PHYSICS

Electricity and magnetism are two sides of the same force.

Move a magnet through a coil of wire and you make electricity. Move electrons in a wire and you make a magnet.

2 min read
Electricity and magnetism are two sides of the same force.
THE FULL STORY

For most of history, electricity and magnetism seemed like different things. Lightning and lodestones weren’t obviously related. Then in the 1800s, scientists like Hans Christian Ørsted, Michael Faraday, and James Clerk Maxwell discovered something incredible: they’re really the same force, just showing up in different ways.

When electric charges move, they create a magnetic field. When a magnetic field moves, it creates an electric current. The two are completely tangled together, and physicists now call them a single force: electromagnetism.
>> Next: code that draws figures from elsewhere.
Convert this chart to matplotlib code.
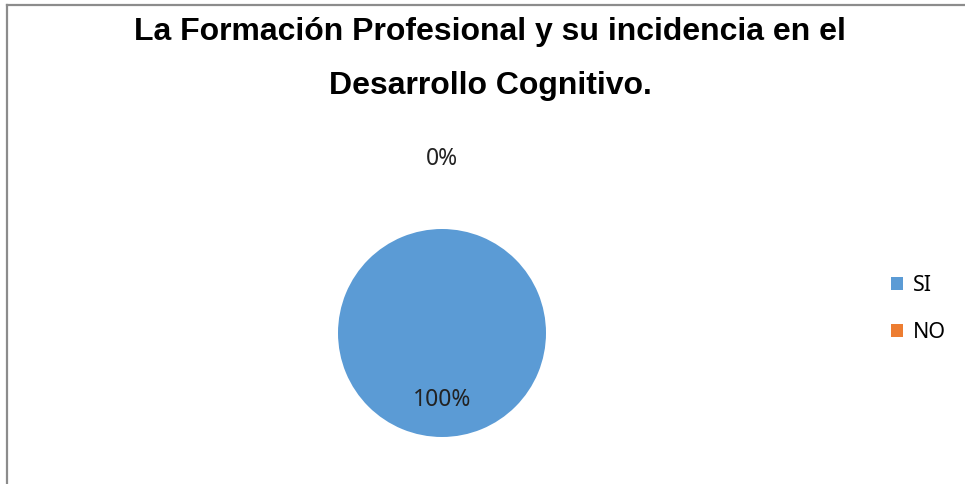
import matplotlib
matplotlib.use('Agg')
import matplotlib.pyplot as plt
from matplotlib.lines import Line2D
from matplotlib.patches import Patch

categorias = ['SI', 'NO']
valores = [100, 0]
colores = ['#5B9BD5', '#ED7D31']
titulo = 'La Formación Profesional y su incidencia en el\nDesarrollo Cognitivo.'

W, H = 965, 484
fig = plt.figure(figsize=(W / 100, H / 100), dpi=100)

# borde gris (solo arriba e izquierda visibles)
fig.add_artist(Line2D([7 / W, 1], [1 - 5 / H, 1 - 5 / H], color='#8c8c8c', lw=1.6))
fig.add_artist(Line2D([7 / W, 7 / W], [0, 1 - 5 / H], color='#8c8c8c', lw=1.6))

fig.text(490 / W, 1 - 59 / H, titulo, ha='center', va='center',
         fontsize=23, fontweight='bold', family='Liberation Sans', linespacing=2.08)

# pie: centro (442, 333), radio 104 px
cx, cy, r = 442, 333, 104
half = 150
ax = fig.add_axes([(cx - half) / W, (H - cy - half) / H, 2 * half / W, 2 * half / H])
wedges, texts, autotexts = ax.pie(valores, colors=colores, startangle=90, counterclock=False,
                                  autopct='%1.0f%%', pctdistance=0.645,
                                  textprops=dict(fontsize=16.5, family='Noto Sans', color='#222222'))
ax.set_xlim(-half / r, half / r)
ax.set_ylim(-half / r, half / r)
ax.set_aspect('equal')
ax.axis('off')
# etiqueta del 0% encima del circulo
autotexts[1].set_position((0, 1.67))

handles = [Patch(facecolor=c, edgecolor='none') for c in colores]
fig.legend(handles, categorias, loc='center left', bbox_to_anchor=(872 / W, 1 - 309 / H),
           frameon=False, prop=dict(family='Noto Sans', size=15.5),
           handlelength=0.55, handleheight=0.55, handletextpad=0.45, labelspacing=1.2)

fig.savefig('out.png', dpi=100, facecolor='white')
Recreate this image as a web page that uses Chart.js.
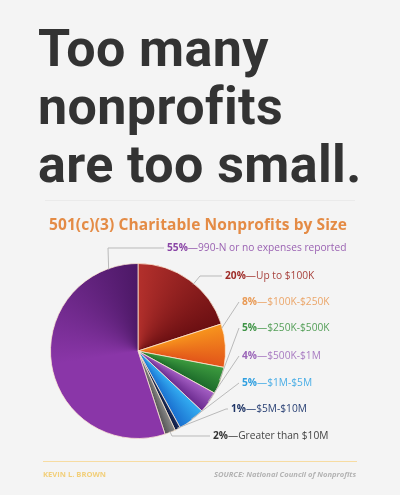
<!DOCTYPE html>
<html>
<head>
<meta charset="utf-8"/>
<title>Too many nonprofits are too small.</title>
<script src="https://cdn.jsdelivr.net/npm/chart.js@4.4.1/dist/chart.umd.min.js"></script>
<style>
  html, body { margin: 0; padding: 0; background: #f4f4f4; }
  body { width: 400px; height: 495px; position: relative; overflow: hidden; }
  #chart { position: absolute; left: 0; top: 0; }
  .headline {
    position: absolute; left: 38px; top: 20px; margin: 0;
    font-family: Roboto, sans-serif; font-weight: 700; font-size: 52px;
    line-height: 58px; color: #333; letter-spacing: 0.4px;
  }
  .rule { position: absolute; left: 45px; width: 310px; height: 1px; }
  .subtitle {
    position: absolute; left: 0; width: 396px; top: 213px; margin: 0; text-align: center;
    font-family: "Open Sans", sans-serif; font-weight: 700; font-size: 15.5px; color: #e48b45;
    letter-spacing: 0.1px;
  }
  .footer {
    position: absolute; top: 469px; font-size: 7.6px; font-family: "Open Sans", sans-serif; font-weight: 700;
  }
</style>
</head>
<body>
<canvas id="chart" width="400" height="495"></canvas>
<h1 class="headline">Too many<br>nonprofits<br>are too small.</h1>
<div class="rule" style="top:200px;background:#eaeaea;"></div>
<h2 class="subtitle">501(c)(3) Charitable Nonprofits by Size</h2>
<div class="rule" style="top:461px;left:43px;width:314px;background:#f7dca2;"></div>
<div class="footer" style="left:43px;color:#f2cf7a;">KEVIN L. BROWN</div>
<div class="footer" style="right:44px;color:#b3b3b3;font-style:italic;">SOURCE: National Council of Nonprofits</div>

<script>
// slices in clockwise order from 12 o'clock
var categories = ['Up to $100K', '$100K-$250K', '$250K-$500K', '$500K-$1M',
                  '$1M-$5M', '$5M-$10M', 'Greater than $10M', '990-N or no expenses reported'];
var shares = [20, 8, 5, 4, 5, 1, 2, 55];
var shareLabels = ['20%', '8%', '5%', '4%', '5%', '1%', '2%', '55%'];

// light -> dark colour of each slice
var lightColors = ['#b3302c', '#f7941d', '#3d9c3f', '#a45fc4', '#33aef2', '#1d2f63', '#8a8a8a', '#8a36a8'];
var darkColors  = ['#6b0f12', '#e2541a', '#1c6a2a', '#6a2a8e', '#1a6fcf', '#0d1a3e', '#555555', '#4c1866'];
var pctColors   = ['#9e2b27', '#e99a55', '#3f9446', '#9b66b8', '#2f9fe0', '#1f3566', '#333333', '#8a45a6'];
var textColors  = ['#a8423d', '#eba66a', '#56a05a', '#a97cc2', '#4aaee6', '#2b4275', '#444444', '#9a62b2'];

// label placement (left edge of text, middle) and leader knee / anchor along the slice
var labelX   = [225, 242, 242, 242, 242, 231, 213, 167];
var labelY   = [276, 302, 328, 356, 383, 409, 436, 248];
var kneeX    = [200, 239, 239, 239, 239, 226, 172, 108];
var anchorAt = [0.55, 0.1, 0.5, 0.5, 0.5, 0.5, 0.5, 0.9];

var total = shares.reduce(function(a, b) { return a + b; }, 0);

function sliceAngles(i) {
    var before = 0;
    for (var k = 0; k < i; k++) before += shares[k];
    var start = -Math.PI / 2 + 2 * Math.PI * before / total;
    return [start, start + 2 * Math.PI * shares[i] / total];
}

function sliceFill(c) {
    var area = c.chart.chartArea;
    var i = c.dataIndex;
    if (!area || i === undefined) return lightColors[i || 0];
    var ctx = c.chart.ctx;
    var cx = (area.left + area.right) / 2, cy = (area.top + area.bottom) / 2;
    var a = sliceAngles(i);
    var g = ctx.createConicGradient(a[0], cx, cy);
    var f = (a[1] - a[0]) / (2 * Math.PI);
    g.addColorStop(0, lightColors[i]);
    if (i === 7) g.addColorStop(f * 0.5, lightColors[i]);
    g.addColorStop(f, darkColors[i]);
    g.addColorStop(1, darkColors[i]);
    return g;
}

var leaders = {
    id: 'leaders',
    afterDraw: function(chart) {
        var ctx = chart.ctx;
        var arcs = chart.getDatasetMeta(0).data;
        var size = 10.2;
        ctx.save();
        for (var i = 0; i < arcs.length; i++) {
            var p = arcs[i].getProps(['x', 'y', 'startAngle', 'endAngle', 'outerRadius'], true);
            var ang = p.startAngle + (p.endAngle - p.startAngle) * anchorAt[i];
            var ax = p.x + Math.cos(ang) * p.outerRadius * 0.99;
            var ay = p.y + Math.sin(ang) * p.outerRadius * 0.99;
            var ty = labelY[i];
            ctx.strokeStyle = '#b9b9b9';
            ctx.lineWidth = 1;
            ctx.beginPath();
            ctx.moveTo(labelX[i] - 3, ty);
            ctx.lineTo(kneeX[i], ty);
            ctx.lineTo(ax, ay);
            ctx.stroke();

            ctx.textBaseline = 'middle';
            ctx.textAlign = 'left';
            ctx.font = '700 ' + size + 'px "Open Sans", sans-serif';
            ctx.fillStyle = pctColors[i];
            ctx.fillText(shareLabels[i], labelX[i], ty);
            var x = labelX[i] + ctx.measureText(shareLabels[i]).width;
            ctx.font = '400 ' + size + 'px "Open Sans", sans-serif';
            ctx.fillStyle = textColors[i];
            ctx.fillText('\u2014' + categories[i], x, ty);
        }
        ctx.restore();
    }
};

var chart = new Chart(document.getElementById('chart'), {
    type: 'pie',
    data: {
        labels: categories,
        datasets: [{
            data: shares,
            backgroundColor: sliceFill,
            borderColor: 'rgba(255, 236, 215, 0.75)',
            borderWidth: 1
        }]
    },
    options: {
        responsive: false,
        animation: false,
        devicePixelRatio: 1,
        layout: { padding: { left: 50, top: 263, right: 174, bottom: 56 } },
        plugins: {
            legend: { display: false },
            tooltip: { enabled: false },
            title: { display: false }
        }
    },
    plugins: [leaders]
});
</script>
</body>
</html>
This discovery built modern civilization. Every electric motor - in cars, fans, washing machines - converts electric current into magnetism, which moves the motor. Every generator - at hydroelectric dams, in your car alternator - does the reverse: moving magnets create electric current. Speakers turn varying electrical signals into vibrating magnetism. Microphones do the reverse. Radio waves are electromagnetic. Wi-Fi is electromagnetic. Light itself is an electromagnetic wave. Almost every piece of modern technology runs on the dance between electricity and magnetism.